Analisi delle obiezioni:

1. Una cosa è servirsi della testimonianza che Dio ha già dato, il che avviene quando uno porta l'autorità della Sacra Scrittura, e un'altra è invocare da Dio una testimonianza da dare, come si fa nel giuramento.

2. Si dice che uno rende a Dio i giuramenti per il fatto che adempie ciò che ha giurato.

Oppure perché, invocando Dio come testimone, riconosce che egli possiede la conoscenza e la verità infallibile di tutte le cose.

3. La testimonianza di una persona viene invocata perché il testimone manifesti la verità su quanto viene detto.

Ora, Dio in due modi manifesta se è vero ciò che viene detto.

Primo, rivelando direttamente la verità: o con un'ispirazione interiore, oppure mettendo a nudo i fatti, cioè mostrando pubblicamente ciò che era nascosto.

Secondo, con la punizione di chi mente: e allora egli è insieme giudice e testimone, poiché punendo il colpevole ne manifesta la menzogna.
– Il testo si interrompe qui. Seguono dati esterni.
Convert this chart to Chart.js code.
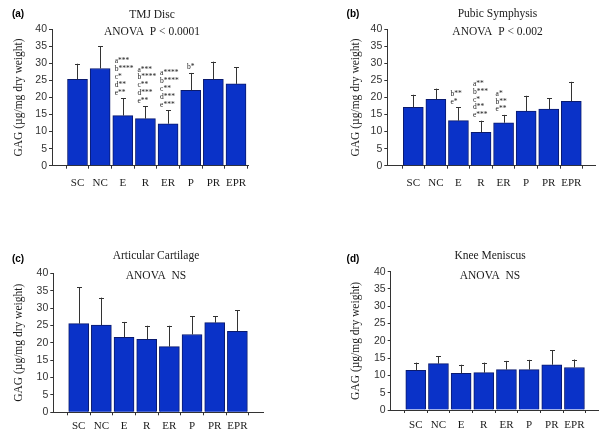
<!DOCTYPE html>
<html>
<head>
<meta charset="utf-8">
<script src="https://cdn.jsdelivr.net/npm/chart.js@4"></script>
<style>
  html, body { margin: 0; padding: 0; background: #ffffff; width: 600px; height: 436px; overflow: hidden; }
  canvas { position: absolute; }
</style>
</head>
<body>
<canvas id="cA" width="300" height="218" style="left:0px;top:0px"></canvas>
<canvas id="cB" width="300" height="218" style="left:300px;top:0px"></canvas>
<canvas id="cC" width="300" height="218" style="left:0px;top:218px"></canvas>
<canvas id="cD" width="300" height="218" style="left:300px;top:218px"></canvas>
<script>
// ---------------- data ----------------
const categories = ['SC', 'NC', 'E', 'R', 'ER', 'P', 'PR', 'EPR'];
const yTicks = [0, 5, 10, 15, 20, 25, 30, 35, 40];

const tmjMeans   = [25.3, 28.5, 14.7, 13.8, 12.3, 22.1, 25.3, 24.0];
const tmjErrors  = [4.6, 6.5, 5.1, 3.6, 4.0, 5.1, 5.2, 4.9];
const tmjSig = [[], [], ['a***', 'b****', 'c*', 'd**', 'e**'], ['a***', 'b****', 'c**', 'd***', 'e**'],
                ['a****', 'b****', 'c**', 'd***', 'e***'], ['b*'], [], []];

const pubicMeans  = [17.1, 19.5, 13.2, 9.8, 12.6, 16.0, 16.6, 18.9];
const pubicErrors = [3.7, 3.1, 3.9, 3.4, 2.3, 4.5, 3.2, 5.7];
const pubicSig = [[], [], ['b**', 'e*'], ['a**', 'b***', 'c*', 'd**', 'e***'], ['a*', 'b**', 'e**'], [], [], []];

const articularMeans  = [25.5, 25.1, 21.6, 21.0, 18.9, 22.4, 25.8, 23.3];
const articularErrors = [10.5, 7.9, 4.4, 3.9, 6.0, 5.3, 1.9, 6.1];

const meniscusMeans  = [11.5, 13.4, 10.6, 10.8, 11.7, 11.7, 13.1, 12.3];
const meniscusErrors = [2.2, 2.2, 2.5, 2.9, 2.5, 2.8, 4.2, 2.3];

const yTitle = 'GAG (\u00b5g/mg dry weight)';

// ---------------- plugins ----------------
const errorBarPlugin = {
  id: 'errorBars',
  afterDatasetsDraw(chart) {
    const ctx = chart.ctx;
    const y = chart.scales.y;
    chart.data.datasets.forEach((ds, di) => {
      const meta = chart.getDatasetMeta(di);
      meta.data.forEach((bar, i) => {
        const top = y.getPixelForValue(ds.data[i].y + ds.errors[i]);
        ctx.save();
        ctx.strokeStyle = '#333333';
        ctx.lineWidth = 1;
        ctx.beginPath();
        const x = Math.round(bar.x) + 0.5;
        ctx.moveTo(x, bar.y);
        ctx.lineTo(x, top);
        ctx.moveTo(x - 2.5, Math.round(top) + 0.5);
        ctx.lineTo(x + 2.5, Math.round(top) + 0.5);
        ctx.stroke();
        // significance annotations
        const sig = (ds.sig && ds.sig[i]) || [];
        if (sig.length) {
          ctx.fillStyle = '#222222';
          ctx.font = '7.5px "Liberation Serif", "DejaVu Serif", serif';
          ctx.textBaseline = 'middle';
          const n = sig.length;
          sig.forEach((s, k) => {
            const ly = top - 5.5 - (n - 1 - k) * 7.8;
            if (n === 1) {
              ctx.textAlign = 'center';
              ctx.fillText(s, bar.x, ly);
            } else {
              ctx.textAlign = 'left';
              ctx.fillText(s, bar.x - bar.width / 2 + 2, ly);
            }
          });
        }
        ctx.restore();
      });
    });
  }
};

const panelTextPlugin = {
  id: 'panelText',
  afterDraw(chart, args, o) {
    const ctx = chart.ctx;
    const area = chart.chartArea;
    ctx.save();
    // panel label
    ctx.fillStyle = '#000000';
    ctx.font = 'bold 10px "Liberation Sans", Arial, sans-serif';
    ctx.textAlign = 'center';
    ctx.textBaseline = 'middle';
    ctx.fillText(o.label, o.labelX, o.labelY);
    // titles
    ctx.fillStyle = '#1a1a1a';
    ctx.font = '11.5px "Liberation Serif", "Times New Roman", serif';
    ctx.fillText(o.title, o.titleX, o.titleY);
    ctx.fillText(o.subtitle, o.titleX, o.subY);
    // y-axis title
    ctx.translate(o.yTitleX, (area.top + area.bottom) / 2);
    ctx.rotate(-Math.PI / 2);
    ctx.fillText(yTitle, 0, 0);
    ctx.restore();
  }
};

// ---------------- builder ----------------
function makePanel(id, means, errors, sig, L) {
  const data = means.map((v, i) => ({ x: i, y: v }));
  return new Chart(document.getElementById(id), {
    type: 'bar',
    data: {
      datasets: [{
        data: data,
        errors: errors,
        sig: sig,
        backgroundColor: '#0a32c8',
        borderColor: '#0a1a6e',
        borderWidth: 1,
        barThickness: 20,
      }]
    },
    options: {
      responsive: false,
      animation: false,
      devicePixelRatio: 1,
      layout: { padding: { left: 0, right: L.padRight, top: L.padTop, bottom: 0 } },
      plugins: {
        legend: { display: false },
        tooltip: { enabled: false },
        panelText: L.text,
      },
      scales: {
        x: {
          type: 'linear',
          offset: false,
          min: L.xMin,
          max: L.xMax,
          afterBuildTicks(scale) { scale.ticks = categories.map((c, i) => ({ value: i })); },
          afterFit(scale) { scale.height = L.xHeight; },
          ticks: {
            autoSkip: false,
            maxRotation: 0,
            padding: L.xPad,
            color: '#1a1a1a',
            font: { family: '"Liberation Serif", "Times New Roman", serif', size: 11 },
            callback: (v) => Number.isInteger(v) ? categories[v] : '',
          },
          grid: { drawOnChartArea: false, drawTicks: true, tickLength: 3, color: '#333333' },
          border: { display: true, color: '#333333', width: 1 },
        },
        y: {
          min: 0,
          max: 40,
          afterBuildTicks(scale) {
            const t = [];
            for (let v = 0; v <= 40; v += 2.5) t.push({ value: v });
            scale.ticks = t;
          },
          afterFit(scale) { scale.width = L.yWidth; },
          ticks: {
            padding: 2,
            color: '#333333',
            font: { family: '"Liberation Sans", Arial, sans-serif', size: 10.5 },
            callback: (v) => yTicks.includes(v) ? String(v) : '',
          },
          grid: { drawOnChartArea: false, drawTicks: true, tickLength: 3, color: '#333333' },
          border: { display: true, color: '#333333', width: 1 },
        }
      }
    },
    plugins: [errorBarPlugin, panelTextPlugin]
  });
}

makePanel('cA', tmjMeans, tmjErrors, tmjSig, {
  padRight: 52, padTop: 29.3, xHeight: 52.3, yWidth: 52, xPad: 8,
  xMin: -1.126, xMax: 7.53,
  text: { label: '(a)', labelX: 18, labelY: 14, title: 'TMJ Disc', subtitle: 'ANOVA  P < 0.0001',
          titleX: 152, titleY: 15, subY: 32.3, yTitleX: 19 }
});
makePanel('cB', pubicMeans, pubicErrors, pubicSig, {
  padRight: 5, padTop: 29.3, xHeight: 52.3, yWidth: 87.3, xPad: 8,
  xMin: -1.152, xMax: 8.05,
  text: { label: '(b)', labelX: 53, labelY: 14, title: 'Pubic Symphysis', subtitle: 'ANOVA  P < 0.002',
          titleX: 197.5, titleY: 13.5, subY: 31.7, yTitleX: 56 }
});
makePanel('cC', articularMeans, articularErrors, [], {
  padRight: 37, padTop: 55.3, xHeight: 23.7, yWidth: 53.3, xPad: 4.5,
  xMin: -1.12, xMax: 8.13,
  text: { label: '(c)', labelX: 18, labelY: 41, title: 'Articular Cartilage', subtitle: 'ANOVA  NS',
          titleX: 156, titleY: 38, subY: 58, yTitleX: 19 }
});
makePanel('cD', meniscusMeans, meniscusErrors, [], {
  padRight: 2, padTop: 53.7, xHeight: 26, yWidth: 90.7, xPad: 5.8,
  xMin: -1.107, xMax: 8.04,
  text: { label: '(d)', labelX: 53, labelY: 41, title: 'Knee Meniscus', subtitle: 'ANOVA  NS',
          titleX: 190, titleY: 38, subY: 58, yTitleX: 56 }
});
</script>
</body>
</html>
Ci sono quindi due tipi di giuramento.

Il primo consiste nella semplice invocazione della testimonianza di Dio, come quando uno dice: « Dio mi è testimone », oppure: « Parlo al cospetto di Dio »; o: « Per Dio », che è la stessa cosa, come spiega S. Agostino [ cf. s. c. ].

- Il secondo tipo di giuramento consiste invece in un'imprecazione: cioè nel sottoporre noi stessi, o le cose che ci appartengono, a un castigo, se non è vero quello che diciamo.